- _AIM_: Retype nothing except the lines below from the one with "Convert this diagram to TikZ code." through the one with "(pbtip) at (681,-42);", exactly, with images left out.

- _DATA FOR PROCESSING_:
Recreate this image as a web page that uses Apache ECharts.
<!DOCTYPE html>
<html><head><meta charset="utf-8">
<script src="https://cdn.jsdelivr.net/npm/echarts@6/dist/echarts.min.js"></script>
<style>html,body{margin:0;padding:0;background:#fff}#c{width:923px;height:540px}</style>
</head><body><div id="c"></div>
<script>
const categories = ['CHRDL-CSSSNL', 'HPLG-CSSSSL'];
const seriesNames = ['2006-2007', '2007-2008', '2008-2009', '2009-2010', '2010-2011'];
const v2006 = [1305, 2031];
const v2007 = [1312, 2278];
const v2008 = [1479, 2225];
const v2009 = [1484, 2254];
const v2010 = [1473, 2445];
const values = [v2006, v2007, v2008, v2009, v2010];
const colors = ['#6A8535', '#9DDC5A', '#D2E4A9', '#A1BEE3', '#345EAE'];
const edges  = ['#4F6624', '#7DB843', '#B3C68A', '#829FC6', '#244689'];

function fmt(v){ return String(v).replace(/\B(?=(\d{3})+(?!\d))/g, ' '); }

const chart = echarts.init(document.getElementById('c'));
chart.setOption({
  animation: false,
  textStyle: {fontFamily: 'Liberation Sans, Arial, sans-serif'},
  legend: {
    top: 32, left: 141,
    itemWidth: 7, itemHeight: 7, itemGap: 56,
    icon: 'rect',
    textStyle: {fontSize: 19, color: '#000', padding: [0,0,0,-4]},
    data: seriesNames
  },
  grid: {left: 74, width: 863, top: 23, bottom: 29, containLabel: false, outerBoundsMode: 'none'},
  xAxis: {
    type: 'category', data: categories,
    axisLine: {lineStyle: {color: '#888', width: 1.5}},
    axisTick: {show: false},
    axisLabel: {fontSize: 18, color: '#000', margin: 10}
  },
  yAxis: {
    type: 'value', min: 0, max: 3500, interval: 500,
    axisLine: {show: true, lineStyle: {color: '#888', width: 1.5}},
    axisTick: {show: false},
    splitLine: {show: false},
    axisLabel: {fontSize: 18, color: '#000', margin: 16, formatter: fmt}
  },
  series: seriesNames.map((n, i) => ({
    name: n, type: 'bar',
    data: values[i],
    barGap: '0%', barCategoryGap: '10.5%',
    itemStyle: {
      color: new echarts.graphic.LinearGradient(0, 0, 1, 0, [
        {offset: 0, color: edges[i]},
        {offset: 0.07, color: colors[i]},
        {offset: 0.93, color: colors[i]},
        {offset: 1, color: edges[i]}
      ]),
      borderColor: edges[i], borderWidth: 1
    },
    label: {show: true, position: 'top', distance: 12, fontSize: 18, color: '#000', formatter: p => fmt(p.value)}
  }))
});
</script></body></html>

* * *

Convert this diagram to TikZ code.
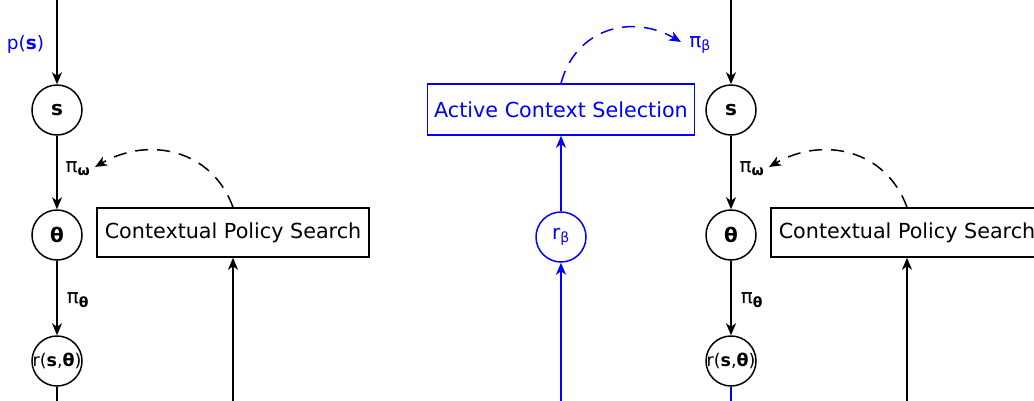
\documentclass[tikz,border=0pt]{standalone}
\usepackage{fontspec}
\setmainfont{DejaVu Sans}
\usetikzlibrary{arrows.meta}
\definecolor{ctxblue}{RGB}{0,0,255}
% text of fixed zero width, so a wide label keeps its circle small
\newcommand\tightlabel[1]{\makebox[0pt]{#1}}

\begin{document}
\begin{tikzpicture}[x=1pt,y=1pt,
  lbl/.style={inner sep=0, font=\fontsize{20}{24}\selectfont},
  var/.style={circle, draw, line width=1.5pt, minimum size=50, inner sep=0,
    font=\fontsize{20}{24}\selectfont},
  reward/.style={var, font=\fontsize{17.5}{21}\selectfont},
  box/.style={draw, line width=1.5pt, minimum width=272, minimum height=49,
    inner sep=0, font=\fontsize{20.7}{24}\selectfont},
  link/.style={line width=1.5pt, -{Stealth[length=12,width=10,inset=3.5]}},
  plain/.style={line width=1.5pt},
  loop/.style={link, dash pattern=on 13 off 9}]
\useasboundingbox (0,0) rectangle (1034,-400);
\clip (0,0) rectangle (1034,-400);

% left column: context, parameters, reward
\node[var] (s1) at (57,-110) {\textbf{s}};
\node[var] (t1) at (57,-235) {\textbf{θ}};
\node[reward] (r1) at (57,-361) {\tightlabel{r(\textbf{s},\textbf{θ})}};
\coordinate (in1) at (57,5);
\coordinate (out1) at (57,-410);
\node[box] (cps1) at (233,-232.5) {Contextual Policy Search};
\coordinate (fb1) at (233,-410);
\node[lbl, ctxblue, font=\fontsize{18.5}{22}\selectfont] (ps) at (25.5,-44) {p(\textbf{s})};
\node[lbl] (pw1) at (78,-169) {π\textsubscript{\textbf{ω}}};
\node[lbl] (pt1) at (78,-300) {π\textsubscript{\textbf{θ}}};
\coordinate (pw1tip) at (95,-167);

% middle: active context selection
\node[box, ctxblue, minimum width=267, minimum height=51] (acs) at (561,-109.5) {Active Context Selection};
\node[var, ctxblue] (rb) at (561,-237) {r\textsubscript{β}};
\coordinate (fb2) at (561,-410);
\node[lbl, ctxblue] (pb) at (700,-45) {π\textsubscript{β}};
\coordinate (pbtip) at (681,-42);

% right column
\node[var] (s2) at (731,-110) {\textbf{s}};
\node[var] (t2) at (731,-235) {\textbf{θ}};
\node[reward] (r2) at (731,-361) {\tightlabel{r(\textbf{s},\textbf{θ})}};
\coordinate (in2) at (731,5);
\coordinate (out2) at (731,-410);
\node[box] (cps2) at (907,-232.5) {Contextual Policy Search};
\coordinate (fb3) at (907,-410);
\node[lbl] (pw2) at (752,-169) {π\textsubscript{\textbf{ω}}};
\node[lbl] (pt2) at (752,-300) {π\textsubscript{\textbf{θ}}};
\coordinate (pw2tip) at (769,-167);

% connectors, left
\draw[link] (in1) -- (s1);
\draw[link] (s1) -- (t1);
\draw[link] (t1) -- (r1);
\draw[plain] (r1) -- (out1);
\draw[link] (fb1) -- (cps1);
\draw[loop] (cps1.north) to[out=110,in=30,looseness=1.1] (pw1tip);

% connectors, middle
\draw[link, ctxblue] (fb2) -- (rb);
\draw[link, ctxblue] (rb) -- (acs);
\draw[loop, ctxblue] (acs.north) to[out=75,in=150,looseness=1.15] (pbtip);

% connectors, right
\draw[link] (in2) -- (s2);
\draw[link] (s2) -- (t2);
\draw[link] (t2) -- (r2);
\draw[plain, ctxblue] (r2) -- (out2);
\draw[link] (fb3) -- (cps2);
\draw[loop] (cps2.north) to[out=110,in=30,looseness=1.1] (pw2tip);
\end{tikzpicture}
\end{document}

- _TASK RESPONSE_:
Convert this diagram to TikZ code.
\documentclass[tikz,border=0pt]{standalone}
\usepackage{fontspec}
\setmainfont{DejaVu Sans}
\usetikzlibrary{arrows.meta}
\definecolor{ctxblue}{RGB}{0,0,255}
% text of fixed zero width, so a wide label keeps its circle small
\newcommand\tightlabel[1]{\makebox[0pt]{#1}}

\begin{document}
\begin{tikzpicture}[x=1pt,y=1pt,
  lbl/.style={inner sep=0, font=\fontsize{20}{24}\selectfont},
  var/.style={circle, draw, line width=1.5pt, minimum size=50, inner sep=0,
    font=\fontsize{20}{24}\selectfont},
  reward/.style={var, font=\fontsize{17.5}{21}\selectfont},
  box/.style={draw, line width=1.5pt, minimum width=272, minimum height=49,
    inner sep=0, font=\fontsize{20.7}{24}\selectfont},
  link/.style={line width=1.5pt, -{Stealth[length=12,width=10,inset=3.5]}},
  plain/.style={line width=1.5pt},
  loop/.style={link, dash pattern=on 13 off 9}]
\useasboundingbox (0,0) rectangle (1034,-400);
\clip (0,0) rectangle (1034,-400);

% left column: context, parameters, reward
\node[var] (s1) at (57,-110) {\textbf{s}};
\node[var] (t1) at (57,-235) {\textbf{θ}};
\node[reward] (r1) at (57,-361) {\tightlabel{r(\textbf{s},\textbf{θ})}};
\coordinate (in1) at (57,5);
\coordinate (out1) at (57,-410);
\node[box] (cps1) at (233,-232.5) {Contextual Policy Search};
\coordinate (fb1) at (233,-410);
\node[lbl, ctxblue, font=\fontsize{18.5}{22}\selectfont] (ps) at (25.5,-44) {p(\textbf{s})};
\node[lbl] (pw1) at (78,-169) {π\textsubscript{\textbf{ω}}};
\node[lbl] (pt1) at (78,-300) {π\textsubscript{\textbf{θ}}};
\coordinate (pw1tip) at (95,-167);

% middle: active context selection
\node[box, ctxblue, minimum width=267, minimum height=51] (acs) at (561,-109.5) {Active Context Selection};
\node[var, ctxblue] (rb) at (561,-237) {r\textsubscript{β}};
\coordinate (fb2) at (561,-410);
\node[lbl, ctxblue] (pb) at (700,-45) {π\textsubscript{β}};
\coordinate (pbtip) at (681,-42);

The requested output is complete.